Sitede yer alan tüm yazı, belge ve fotoğraflar “FBBM” Felek Belge Birikim Merkezi’nden alınmıştır. İzinsiz kopyalanması, çoğaltılması ve kullanılması yasaktır. Arşive yazı, fotoğraf ve belge girişleri devam etmektedir.

İpekböceği Gibi

İpekböceği Gibi

Tan

Yayın Tarihi: 08.04.1939

Sayfa: 3

FELEK

İpekböceği Gibi

Yazan: B. FELEK

— Dinlemiyor mu, anlamıyor mu? Orasını kestiremiyorum. Lâkin sözümün tesiri olmuyor. Ha ona söylemişim, ha dikilitaşa. Doğrusu gayretim kırıldı. İflâhım çoktan kesildi. Ümidim de kesilecek diye korkuyorum.

— Sakın ha! Verdiğin nasihatlerin yerinde olduğuna, onu sevketmek istediğin yolun doğruluğuna ve telkinlerinin isabetine emin isen, üst tarafı yalnız bir sabır meselesidir. Dünden bugüne her şeyi istediğin kılığa sokamazsın! Çocuk bile doğar doğmaz ilerideki yaşayış şartlarına birdenbire giremiyor. Görmüyor musun? Tabiat ne kadar sabırlıdır. Sabrı tabiatten öğrenmeliyiz. En çabuk yetişen civciv yirmi iki gün kuluçka altında bekler.

Fikirler, telkinler, nasihatler hulâsa manevî tekâmül (gelişim) unsurları çok ağır işler.

— Evet, haklısın! Lâkin beni nevmit eden (umutsuzluğa düşüren) şey, sözlerimi fikriyle muhakeme edecek yerde, hissiyle ölçmesidir.
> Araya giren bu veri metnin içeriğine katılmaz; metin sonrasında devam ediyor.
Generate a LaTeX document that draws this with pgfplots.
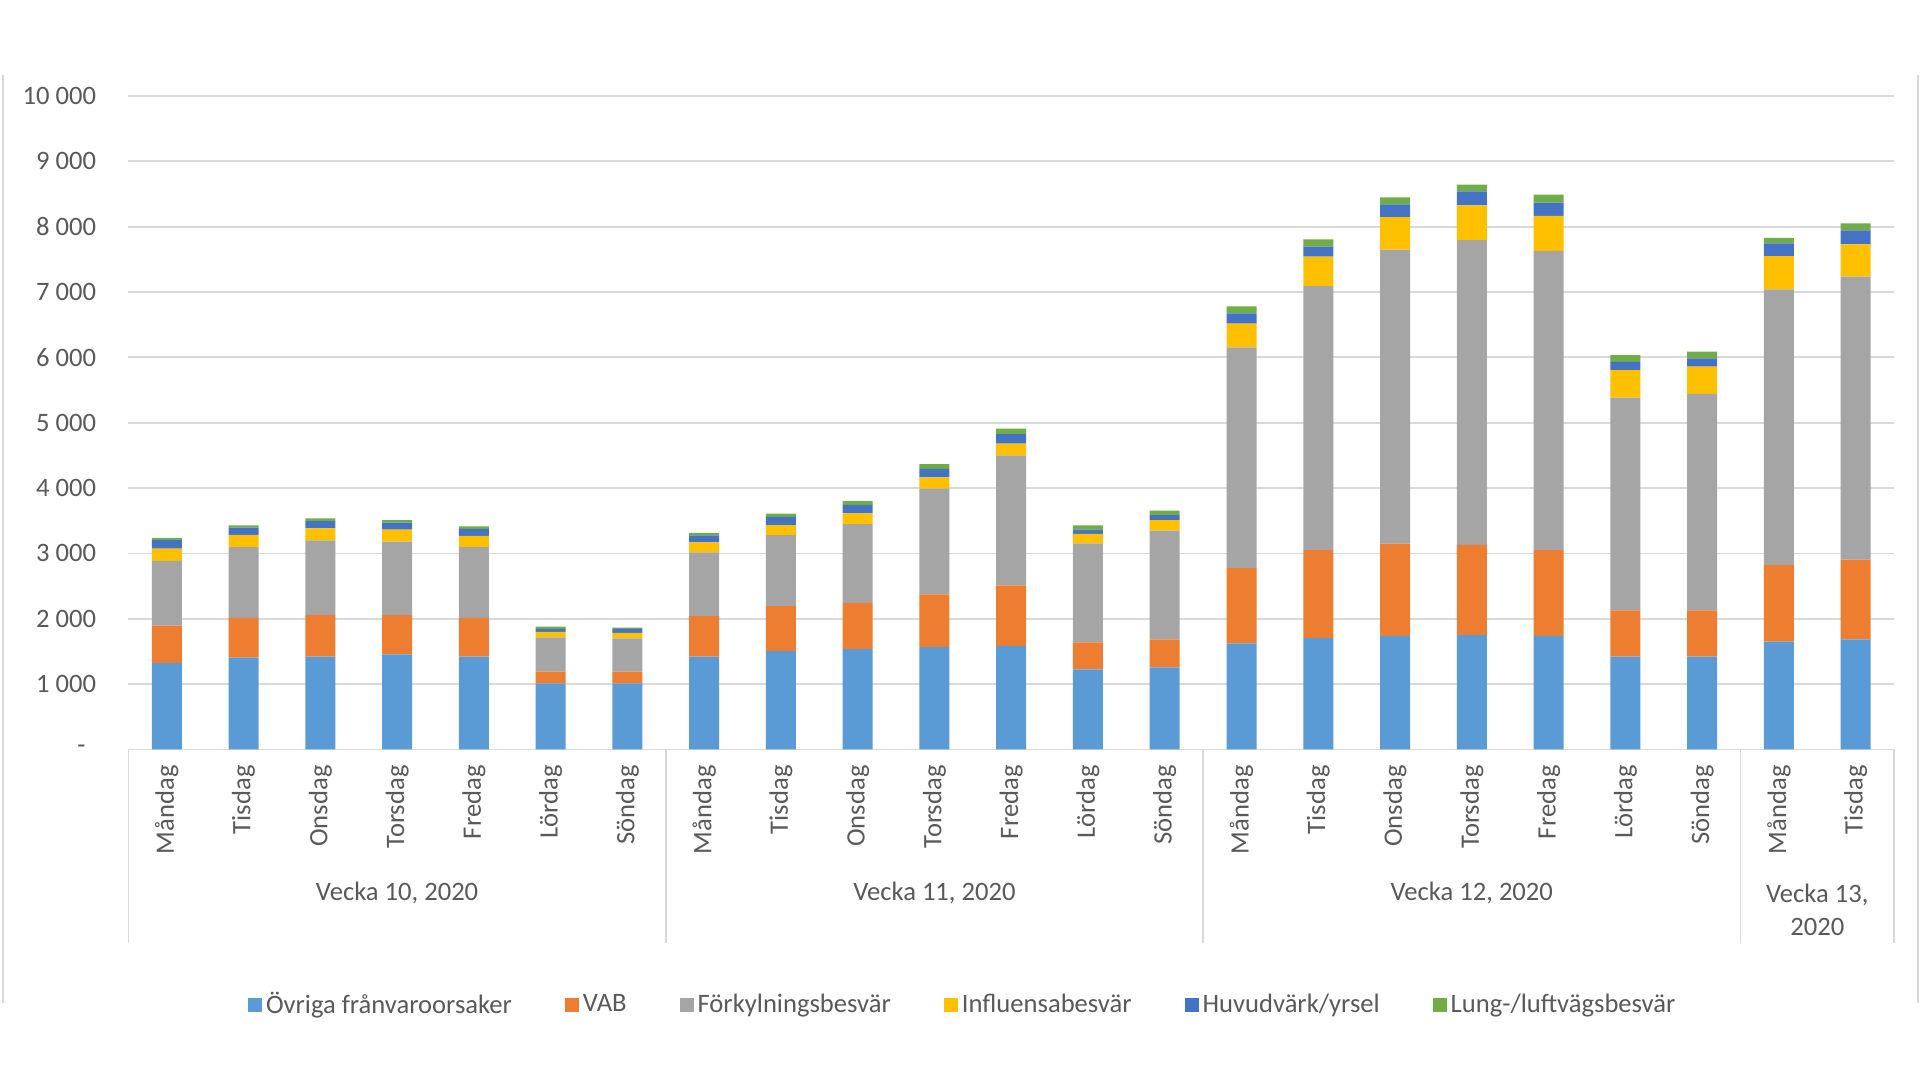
\documentclass[border=0pt]{standalone}
\usepackage{fontspec}
\setmainfont{Carlito}
\usepackage{pgfplots}
\usepackage{pgfplotstable}
\pgfplotsset{compat=1.18}
\definecolor{cA}{HTML}{5B9BD5}
\definecolor{cB}{HTML}{ED7D31}
\definecolor{cC}{HTML}{A5A5A5}
\definecolor{cD}{HTML}{FFC000}
\definecolor{cE}{HTML}{4472C4}
\definecolor{cF}{HTML}{70AD47}
\definecolor{txt}{HTML}{595959}
\definecolor{grd}{HTML}{D9D9D9}
\newcommand{\cf}{\fontsize{13.3}{16.5}\selectfont}
\newcommand{\zerolab}{-\rule{5.3pt}{0pt}}
\pgfplotstableread{
x o vab fork infl huv lung
0 1320 575 990 190 130 35
1 1405 610 1080 190 110 35
2 1420 640 1140 185 110 40
3 1455 600 1125 185 105 40
4 1420 595 1080 175 105 40
5 1010 180 525 85 45 35
6 1010 180 510 85 60 20
7 1420 620 975 155 105 40
8 1505 690 1085 155 125 50
9 1535 710 1205 165 130 55
10 1565 810 1615 175 130 70
11 1585 925 1990 180 145 85
12 1225 415 1515 145 65 65
13 1255 430 1665 160 75 70
14 1625 1150 3380 360 160 105
15 1705 1345 4040 450 155 110
16 1740 1410 4500 495 195 110
17 1750 1380 4665 530 215 105
18 1740 1310 4580 535 205 120
19 1420 710 3255 420 125 105
20 1420 710 3310 420 125 105
21 1650 1170 4220 510 195 85
22 1685 1220 4330 495 215 105
}\datatable
\pgfplotsset{sqleg/.style={legend image code/.code={\fill[##1] (0pt,-3.5pt) rectangle (7pt,3.5pt);}}}
\begin{document}
\begin{tikzpicture}
\useasboundingbox (0,0) rectangle (960pt,540pt);
\draw[grd, line width=0.8pt] (1.35pt,502.5pt) -- (1.35pt,38.5pt);
\draw[grd, line width=0.8pt] (959pt,502.5pt) -- (959pt,38.5pt);
\begin{axis}[
  at={(64.2pt,165.25pt)}, anchor=south west,
  scale only axis, width=882.8pt, height=326.75pt,
  ybar stacked, bar width=15pt,
  xmin=-0.5, xmax=22.5, ymin=0, ymax=10000,
  clip=false, scaled y ticks=false,
  axis x line*=bottom, axis y line*=left,
  x axis line style={grd, line width=0.9pt, -},
  y axis line style={draw=none},
  major tick length=0pt,
  ymajorgrids, grid style={grd, line width=0.9pt},
  ytick={0,1000,...,10000},
  yticklabels={\zerolab,1 000,2 000,3 000,4 000,5 000,6 000,7 000,8 000,9 000,10 000},
  yticklabel style={font=\cf, text=txt, anchor=east, inner sep=0pt, xshift=-16pt},
  xtick={0,...,22},
  xticklabels={Måndag,Tisdag,Onsdag,Torsdag,Fredag,Lördag,Söndag,Måndag,Tisdag,Onsdag,Torsdag,Fredag,Lördag,Söndag,Måndag,Tisdag,Onsdag,Torsdag,Fredag,Lördag,Söndag,Måndag,Tisdag},
  xticklabel style={font=\cf, text=txt, yshift=-7.75pt, rotate=90, anchor=east, inner sep=0pt},
  legend style={at={(0.4731,-0.3907)}, anchor=center, draw=none, fill=none,
    legend columns=6, font=\cf, text=txt,
    /tikz/every even column/.append style={column sep=24.5pt},
    nodes={inner sep=2pt}},
  legend cell align=left,
]
\addplot[fill=cA, draw=none, sqleg] table[x=x, y=o] {\datatable};
\addlegendentry{Övriga frånvaroorsaker}
\addplot[fill=cB, draw=none, sqleg] table[x=x, y=vab] {\datatable};
\addlegendentry{VAB}
\addplot[fill=cC, draw=none, sqleg] table[x=x, y=fork] {\datatable};
\addlegendentry{Förkylningsbesvär}
\addplot[fill=cD, draw=none, sqleg] table[x=x, y=infl] {\datatable};
\addlegendentry{Influensabesvär}
\addplot[fill=cE, draw=none, sqleg] table[x=x, y=huv] {\datatable};
\addlegendentry{Huvudvärk/yrsel}
\addplot[fill=cF, draw=none, sqleg] table[x=x, y=lung] {\datatable};
\addlegendentry{Lung-/luftvägsbesvär}
\draw[grd, line width=0.9pt] (axis cs:-0.5,0) -- ++(0pt,-96.75pt);
\draw[grd, line width=0.9pt] (axis cs:6.5,0) -- ++(0pt,-96.75pt);
\draw[grd, line width=0.9pt] (axis cs:13.5,0) -- ++(0pt,-96.75pt);
\draw[grd, line width=0.9pt] (axis cs:20.5,0) -- ++(0pt,-96.75pt);
\draw[grd, line width=0.9pt] (axis cs:22.5,0) -- ++(0pt,-96.75pt);
\node[font=\cf, text=txt] at ([yshift=-71.75pt]axis cs:3,0) {Vecka 10, 2020};
\node[font=\cf, text=txt] at ([yshift=-71.75pt]axis cs:10,0) {Vecka 11, 2020};
\node[font=\cf, text=txt] at ([yshift=-71.75pt]axis cs:17,0) {Vecka 12, 2020};
\node[font=\cf, text=txt, align=center] at ([yshift=-80pt]axis cs:21.5,0) {Vecka 13,\\2020};
\end{axis}
\end{tikzpicture}
\end{document}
— Tamam! Normal olan da budur. His akıldan eskidir ve daha yaşlıdır. Akıl daima hissi kontrol altına aldığı için, hissin pek hoşuna gitmez. İşte asıl mesele buradadır. Telkin ve terbiye sahasında —nasıl terbiye olursa olsun— yavaş fakat emin yürümek lâzımdır. Bir adımın, iyice atıldığından tamamen emin olmadan, ötekini atmamalıdır.

— Buna can mı dayanır?.

— Dayanır. Fikirlerin hayatı ebedîdir. Bir fikir etrafında çalışanlar o fikrin ebediyetine iştirak etmeli; yorulmamalı, bezmemeli ve yılmamalıdırlar.

Bilhassa bu sahada, yani fikir ve manevî inkişaf (gelişim) sahasında hulûl (derine inme, içe sinme) , daima aheste olmalıdır. Gerçi doktorlar şırınga yaparken iğneyi çabuk batırırlar. Bu doğrudur. His uzun daimî bir tazyika mütehammil (dayanıklı) değildir. Lâkin akıl ve muhakeme bunun aksidir. Ruh, sert hareketleri güç hazmeder. Bir kere de hazımsızlık başladı mı iştiha kesilir. O zaman gıda alamaz. Onu bu hale getirmemeye çalışmalı. Bu gibi hallerde pek dikkatli bir müşahit (gözlemci) olmak lâzımdır. Verilen devanın ne tahammülden fazla, ne lüzumundan eksik olmamasına dikkat gerektir.

— Dedim ya! Sabırlı olmalısın!

— Sabırlı olmak bilmem işe yarar mı?

— Yarar, hem çok yarar, sen işitmedin mi? Sabırla dut yaprağı atlas olur derler. Düşündün mü? Dut yaprağını atlas yapan ilk amele nedir? Çivi kadar bir böcek değil mi? Bu kadar âciz ve çelimsiz mahlûk yaprağı ipek haline getirirse, senin gibi münevver ve aklı selim (sağduyu) sahibi birisi, neden muvaffak olamasın?

— İyi amma şimdi zaman sürat zamanı?

— Ha! İşte burada aldanıyorsun! Evet devir sürat devridir. Lâkin yolda, nakil vasıtasında, iniş çıkış; geliş gidişte. Tabiat kanunları ve ruhiyat âlemi bu süratin daima dışındadır. Yüzlerce asırdan beri, insan hep dokuz ayda doğar, civciv hep yirmi iki günde çıkar. Arzın güneş etrafındaki devri hep 12 aydır. Bunu yarım saat çabuklaştırabildik mi?

Yanılmamak, ümitsizliğe düşmemek istiyorsan sabırlı ol ve sabır dersini tabiatten al. O yol ağır, fakat emin yoldur. Anladın mı dostum!